> _Exercise data_

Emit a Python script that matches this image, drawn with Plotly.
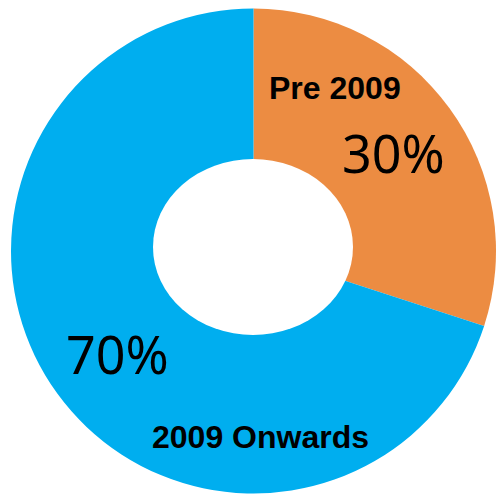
import plotly.graph_objects as go

labels = ["Pre 2009", "2009 Onwards"]
values = [30, 70]
colors = ["#EC8C42", "#00AEEF"]
pct_text = ["30%", "70%"]

W, H = 496, 495

fig = go.Figure(go.Pie(
    labels=labels,
    values=values,
    marker=dict(colors=colors, line=dict(width=0)),
    sort=False,
    direction="clockwise",
    rotation=0,
    textinfo="none",
    hoverinfo="label+percent",
    domain=dict(x=[11 / W, 1.0], y=[1 / H, 487 / H]),
    showlegend=False,
))

# elliptical hole
fig.add_shape(type="circle", xref="paper", yref="paper",
              x0=153 / W, x1=353 / W, y0=1 - 335 / H, y1=1 - 159 / H,
              fillcolor="white", line=dict(width=0), layer="above")

def px(x, y):
    return x / W, 1 - y / H

label_pos = [(335, 88), (260, 437)]
pct_pos = [(393, 152), (117, 353)]
for lab, (x, y) in zip(labels, label_pos):
    ax, ay = px(x, y)
    fig.add_annotation(x=ax, y=ay, xref="paper", yref="paper", text="<b>%s</b>" % lab,
                       showarrow=False, xanchor="center", yanchor="middle",
                       font=dict(family="Liberation Sans, Arial", size=32, color="black"))
for t, (x, y) in zip(pct_text, pct_pos):
    ax, ay = px(x, y)
    fig.add_annotation(x=ax, y=ay, xref="paper", yref="paper", text=t,
                       showarrow=False, xanchor="center", yanchor="middle",
                       font=dict(family="Noto Sans", size=52, color="black"))

fig.update_layout(width=W, height=H, margin=dict(l=0, r=0, t=0, b=0),
                  paper_bgcolor="white", plot_bgcolor="white")
fig.write_html("out.html")
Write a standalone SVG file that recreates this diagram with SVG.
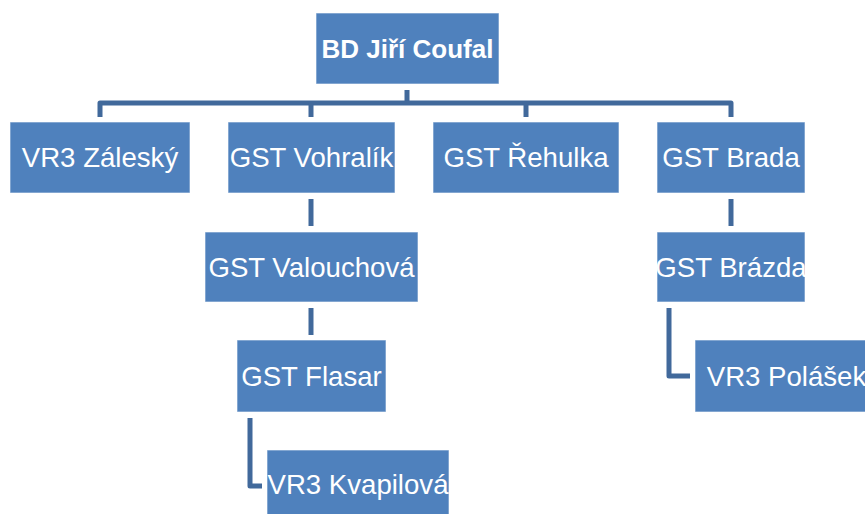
<svg xmlns="http://www.w3.org/2000/svg" width="865" height="514" viewBox="0 0 865 514">
<style>
.node rect{fill:#4F81BD;stroke:#FFFFFF;stroke-opacity:0.6;stroke-width:1}
.node text{fill:#FFFFFF;font-family:"Liberation Sans",Arial,sans-serif;font-size:27.6px;text-anchor:middle}
.node text.b{font-weight:bold;font-size:26px}
#connectors path{fill:none;stroke:#41699B;stroke-width:5;stroke-linejoin:round;stroke-linecap:butt}
</style>
<rect width="865" height="514" fill="#FFFFFF"/>
<g id="connectors">
<path d="M407,90 V103"/>
<path d="M100,117 V103 H731 V117"/>
<path d="M311,103 V117"/>
<path d="M526,103 V117"/>
<path d="M311,199 V226"/>
<path d="M311,308 V335"/>
<path d="M731,199 V226"/>
<path d="M250,418 V486 H262"/>
<path d="M669,308 V376 H690"/>
</g>
<g id="n-coufal" class="node"><rect x="316" y="13" width="183" height="71"/><text class="b" x="407.5" y="58">BD Jiří Coufal</text></g>
<g id="n-zalesky" class="node"><rect x="10" y="122" width="180" height="71"/><text x="100" y="167">VR3 Záleský</text></g>
<g id="n-vohralik" class="node"><rect x="228" y="122" width="167" height="71"/><text x="311.5" y="167">GST Vohralík</text></g>
<g id="n-rehulka" class="node"><rect x="433" y="122" width="186" height="71"/><text x="526" y="167">GST Řehulka</text></g>
<g id="n-brada" class="node"><rect x="657" y="122" width="148" height="71"/><text x="731" y="167">GST Brada</text></g>
<g id="n-valouchova" class="node"><rect x="205" y="232" width="213" height="70"/><text x="311.5" y="277">GST Valouchová</text></g>
<g id="n-brazda" class="node"><rect x="657" y="232" width="148" height="70"/><text x="731" y="277">GST Brázda</text></g>
<g id="n-flasar" class="node"><rect x="237" y="340" width="149" height="72"/><text x="311.5" y="386">GST Flasar</text></g>
<g id="n-polasek" class="node"><rect x="695" y="340" width="183" height="72"/><text x="786.5" y="386">VR3 Polášek</text></g>
<g id="n-kvapilova" class="node"><rect x="267" y="450" width="182" height="71"/><text x="358" y="494">VR3 Kvapilová</text></g>
</svg>
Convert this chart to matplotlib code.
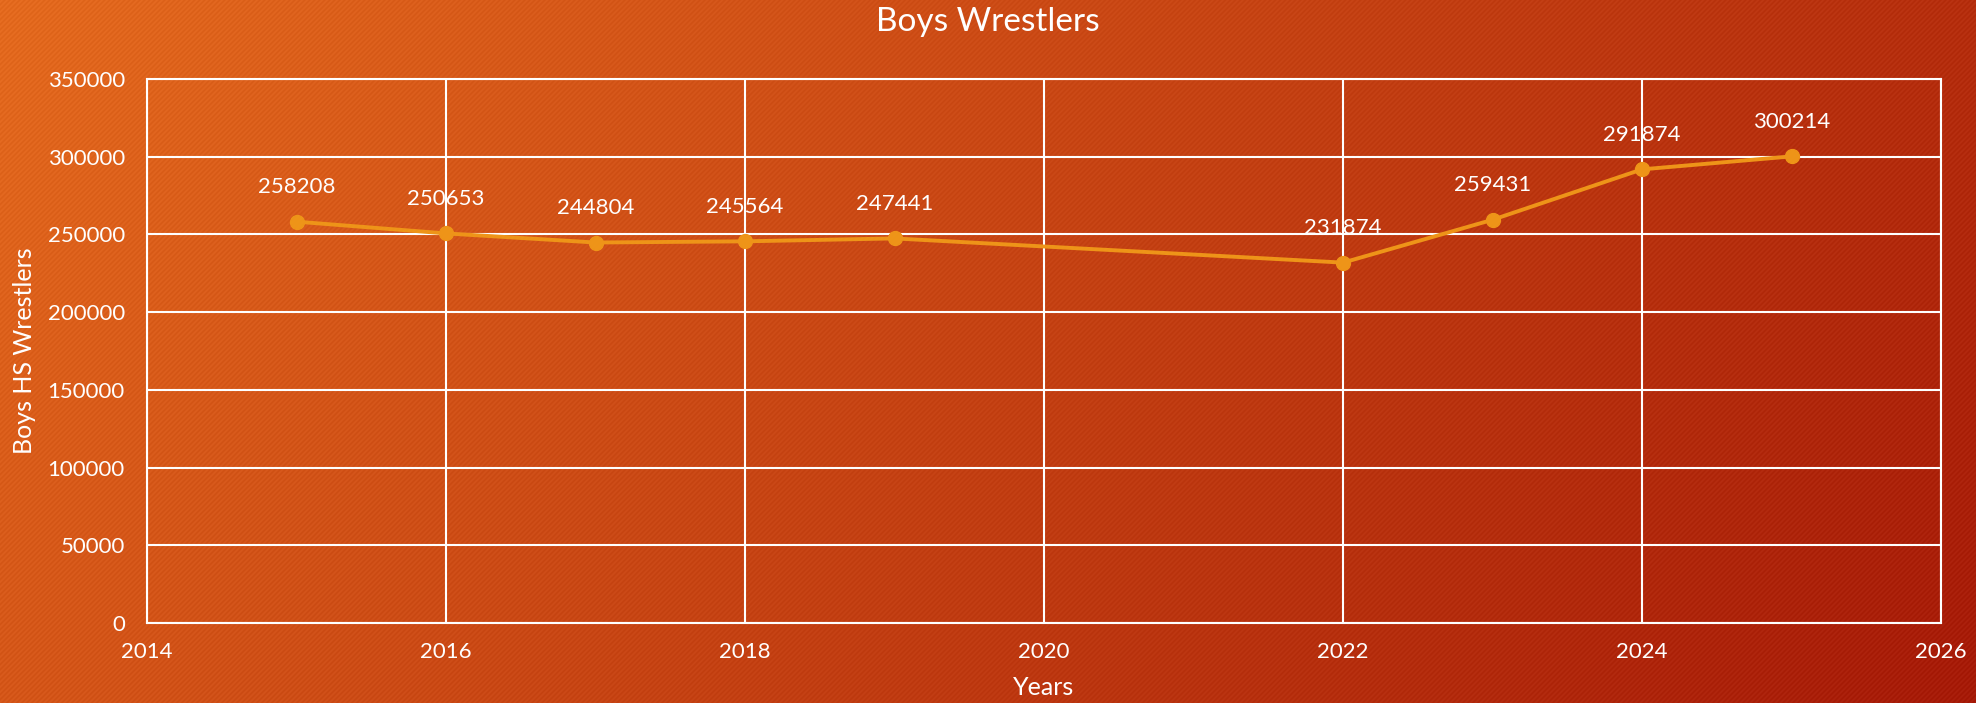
import matplotlib
matplotlib.use("Agg")
import matplotlib.pyplot as plt
import numpy as np

plt.rcParams['font.family'] = ['Lato', 'DejaVu Sans']

years = [2015, 2016, 2017, 2018, 2019, 2022, 2023, 2024, 2025]
wrestlers = [258208, 250653, 244804, 245564, 247441, 231874, 259431, 291874, 300214]

W, H = 1976, 703
fig = plt.figure(figsize=(W / 100, H / 100), dpi=100)

# background: diagonal gradient with fine "///" stripes
bg = fig.add_axes([0, 0, 1, 1])
yy, xx = np.mgrid[0:H, 0:W]
t = (xx / W * 0.75 + yy / H * 0.25)
c0 = np.array([228, 106, 30]) / 255
c1 = np.array([166, 26, 8]) / 255
img = c0[None, None, :] * (1 - t[..., None]) + c1[None, None, :] * t[..., None]
stripes = 0.018 * np.sin(2 * np.pi * (xx + yy) / 5.0)
img = np.clip(img + stripes[..., None], 0, 1)
bg.imshow(img, aspect='auto', extent=[0, 1, 0, 1])
bg.axis('off')

ax = fig.add_axes([0.0744, 0.1138, 0.9079, 0.7738])
ax.set_facecolor('none')
ax.plot(years, wrestlers, color='#EE9418', lw=2.8, marker='o', markersize=10, zorder=3)
for x, y in zip(years, wrestlers):
    ax.annotate(str(y), (x, y), xytext=(0, 25), textcoords='offset points',
                ha='center', va='center', color='white', fontsize=16)

ax.set_xlim(2014, 2026)
ax.set_ylim(0, 350000)
ax.set_xticks(range(2014, 2027, 2))
ax.set_yticks(range(0, 350001, 50000))
ax.grid(True, color='white', lw=1.5)
ax.set_axisbelow(True)
for s in ax.spines.values():
    s.set_color('white')
    s.set_linewidth(1.5)
ax.tick_params(length=0, colors='white', labelsize=16)
ax.tick_params(axis='y', pad=16)
ax.tick_params(axis='x', pad=14)

ax.set_xlabel('Years', color='white', fontsize=18, labelpad=10)
ax.set_ylabel('Boys HS Wrestlers', color='white', fontsize=18, labelpad=8)
fig.text(0.5, 0.968, 'Boys Wrestlers', color='white', fontsize=24, ha='center', va='center')

fig.savefig('out.png', dpi=100)
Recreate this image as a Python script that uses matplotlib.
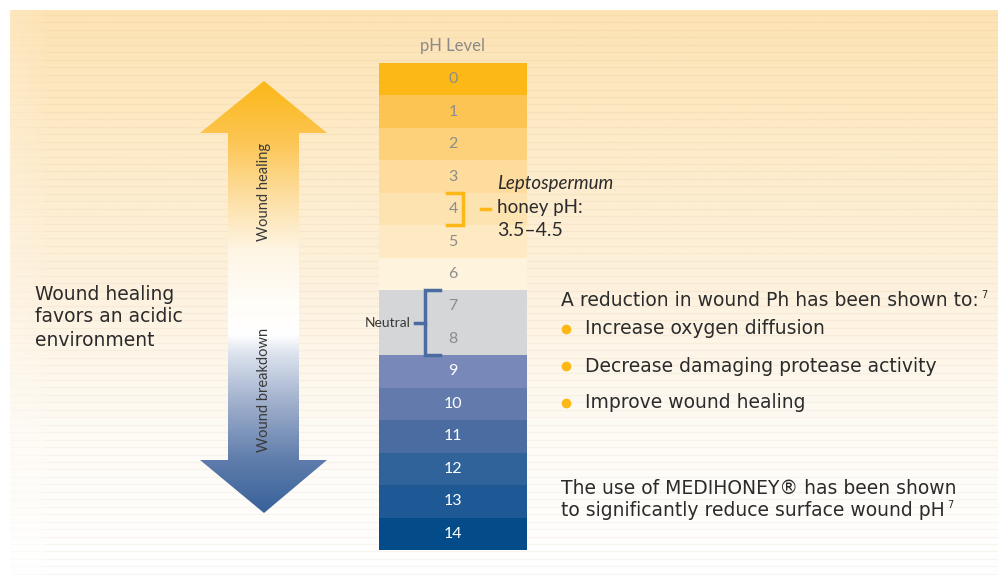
"""
pH scale chart: wound healing vs wound breakdown
"""

import numpy as np
import matplotlib.pyplot as plt
from matplotlib.colors import LinearSegmentedColormap, to_rgb
from matplotlib.patches import Polygon

# data
ph_levels = list(range(15))
ph_colors = ['#fbb817', '#fcc452', '#fdd07a', '#fddc9e', '#fde3b0', '#feeac2', '#fef3dc',
             '#d5d6d8', '#d5d6d8', '#7889b9', '#627bac', '#4b6ca1', '#2f639a', '#1e5895', '#044b8a']
honey_range = (3.5, 4.5)
neutral_range = (7, 8)
left_lines = ['Wound healing', 'favors an acidic', 'environment']
bullet_intro = 'A reduction in wound Ph has been shown to:'
bullets = ['Increase oxygen diffusion', 'Decrease damaging protease activity', 'Improve wound healing']
closing_lines = ['The use of MEDIHONEY\u00ae has been shown', 'to significantly reduce surface wound pH']
footnote = '7'

W, H = 998, 576
fig = plt.figure(figsize=(W / 100, H / 100), dpi=100)
ax = fig.add_axes([0, 0, 1, 1])
ax.set_xlim(0, W)
ax.set_ylim(H, 0)
ax.axis('off')

# background panel: warm gradient fading to white, faint ruled lines
bg = LinearSegmentedColormap.from_list('bg', ['#fde3b4', '#fdebc9', '#fdf2df', '#fefbf5', '#ffffff'])
grad = np.linspace(0, 1, 256).reshape(-1, 1)
ax.imshow(grad, cmap=bg, extent=[10, W, H, 10], aspect='auto', zorder=0)
# slightly lighter strip on the left edge
edge = np.ones((256, 40, 4))
edge[..., 3] = np.tile(np.linspace(0.15, 0, 40), (256, 1))
ax.imshow(edge, extent=[10, 50, H, 10], aspect='auto', zorder=0.5)
for y in np.arange(15, H, 7.45):
    ax.hlines(y, 45, W, color='#b08850', alpha=0.07, lw=0.8, zorder=1)
    ax.hlines(y, 10, 45, color='#b08850', alpha=0.03, lw=0.8, zorder=1)

body = ['DejaVu Sans']
geo = ['Lato', 'DejaVu Sans']
text_col = '#2b2b2b'
body_fs = 13.5

# pH bar
bar_x, bar_w = 453, 148
bar_top, bar_bot = 63, 550
row_h = (bar_bot - bar_top) / len(ph_levels)
for lvl, col in zip(ph_levels, ph_colors):
    ax.bar(bar_x, row_h, bottom=bar_top + lvl * row_h, width=bar_w, color=col, zorder=2)
    tcol = 'white' if lvl >= 9 else '#8c8c8c'
    ax.text(bar_x, bar_top + (lvl + 0.5) * row_h, str(lvl), ha='center', va='center',
            fontsize=11.5, color=tcol, family=geo, zorder=3)
ax.text(bar_x, 46, 'pH Level', ha='center', va='center', fontsize=12, color='#8a8a8a', family=geo)


def ph_y(v):
    return bar_top + (v + 0.5) * row_h


def add_footnote(txt):
    ax.annotate(footnote, xy=(1, 1), xycoords=txt, xytext=(2, 1), textcoords='offset points',
                fontsize=7, color=text_col, va='top', ha='left', family=body)


# honey bracket (orange)
orange = '#fbb817'
y0, y1 = ph_y(honey_range[0]), ph_y(honey_range[1])
ax.plot([447, 463, 463, 447], [y0, y0, y1, y1], color=orange, lw=2.5, solid_joinstyle='miter', zorder=4)
ax.plot([481, 490], [(y0 + y1) / 2] * 2, color=orange, lw=2.5, zorder=4)
ax.text(497, 184, 'Leptospermum', fontsize=13.5, style='italic', color=text_col, va='center', family=geo)
ax.text(497, 208, 'honey pH:', fontsize=13.5, color=text_col, va='center', family=geo)
ax.text(497, 231, f'{honey_range[0]}\u2013{honey_range[1]}', fontsize=14, color=text_col,
        va='center', family=geo)

# neutral bracket (blue)
blue = '#4b6ca1'
n0, n1 = ph_y(neutral_range[0] - 0.5), ph_y(neutral_range[1] + 0.5)
ax.plot([440, 425, 425, 440], [n0, n0, n1, n1], color=blue, lw=2.5, solid_joinstyle='miter', zorder=4)
ax.plot([415, 425], [(n0 + n1) / 2] * 2, color=blue, lw=2.5, zorder=4)
ax.text(411, (n0 + n1) / 2, 'Neutral', ha='right', va='center', fontsize=10, color='#3a3a3a', family=geo, zorder=4)

# double arrow with gradient fill
cx, tip_top, tip_bot = 264, 81, 513
head_l, head_r = 200, 327
shaft_l, shaft_r = 228, 299
base_top, base_bot = 133, 460
verts = [(cx, tip_top), (head_r, base_top), (shaft_r, base_top), (shaft_r, base_bot), (head_r, base_bot),
         (cx, tip_bot), (head_l, base_bot), (shaft_l, base_bot), (shaft_l, base_top), (head_l, base_top)]
arrow = Polygon(verts, closed=True, facecolor='none', edgecolor='none', transform=ax.transData)
ax.add_patch(arrow)
stops = [(81, '#fbb817'), (140, '#fcc552'), (200, '#fde0a6'), (250, '#fef5e4'), (300, '#fffdf8'),
         (335, '#ffffff'), (352, '#dfe5ef'), (395, '#a9b7d1'), (460, '#5f7dac'), (513, '#38629a')]
ys = np.arange(tip_top, tip_bot + 1)
stop_y = [s[0] for s in stops]
stop_rgb = np.array([to_rgb(s[1]) for s in stops])
img = np.stack([np.interp(ys, stop_y, stop_rgb[:, k]) for k in range(3)], axis=-1).reshape(-1, 1, 3)
im = ax.imshow(img, extent=[head_l, head_r, tip_bot, tip_top], aspect='auto', zorder=2)
im.set_clip_path(arrow)
ax.text(cx, 192, 'Wound healing', rotation=90, ha='center', va='center', fontsize=10.5,
        color='#3a3a3a', family=geo, zorder=3)
ax.text(cx, 390, 'Wound breakdown', rotation=90, ha='center', va='center', fontsize=10.5,
        color='#3a3a3a', family=geo, zorder=3)

# left caption
for i, line in enumerate(left_lines):
    ax.text(35, 294 + i * 23, line, fontsize=body_fs, color=text_col, va='center', family=body)

# right-hand text
intro = ax.text(561, 301, bullet_intro, fontsize=body_fs, color=text_col, va='center', family=body)
add_footnote(intro)
for i, b in enumerate(bullets):
    y = 329 + i * 37
    ax.plot(566, y, 'o', color=orange, ms=6, zorder=4)
    ax.text(585, y, b, fontsize=body_fs, color=text_col, va='center', family=body)
for i, line in enumerate(closing_lines):
    t = ax.text(561, 488 + i * 23, line, fontsize=body_fs, color=text_col, va='center', family=body)
add_footnote(t)

fig.savefig('out.png', dpi=100)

> _Short problem_
Start at the line that contains "Recreate this image", stop at the line that contains "from matplotlib.patches import Polygon", and reproduce each line in that stretch exactly. Pictures are excluded.

> _Written solution_
Recreate this image as a Python script that uses matplotlib.
"""
pH scale chart: wound healing vs wound breakdown
"""

import numpy as np
import matplotlib.pyplot as plt
from matplotlib.colors import LinearSegmentedColormap, to_rgb
from matplotlib.patches import Polygon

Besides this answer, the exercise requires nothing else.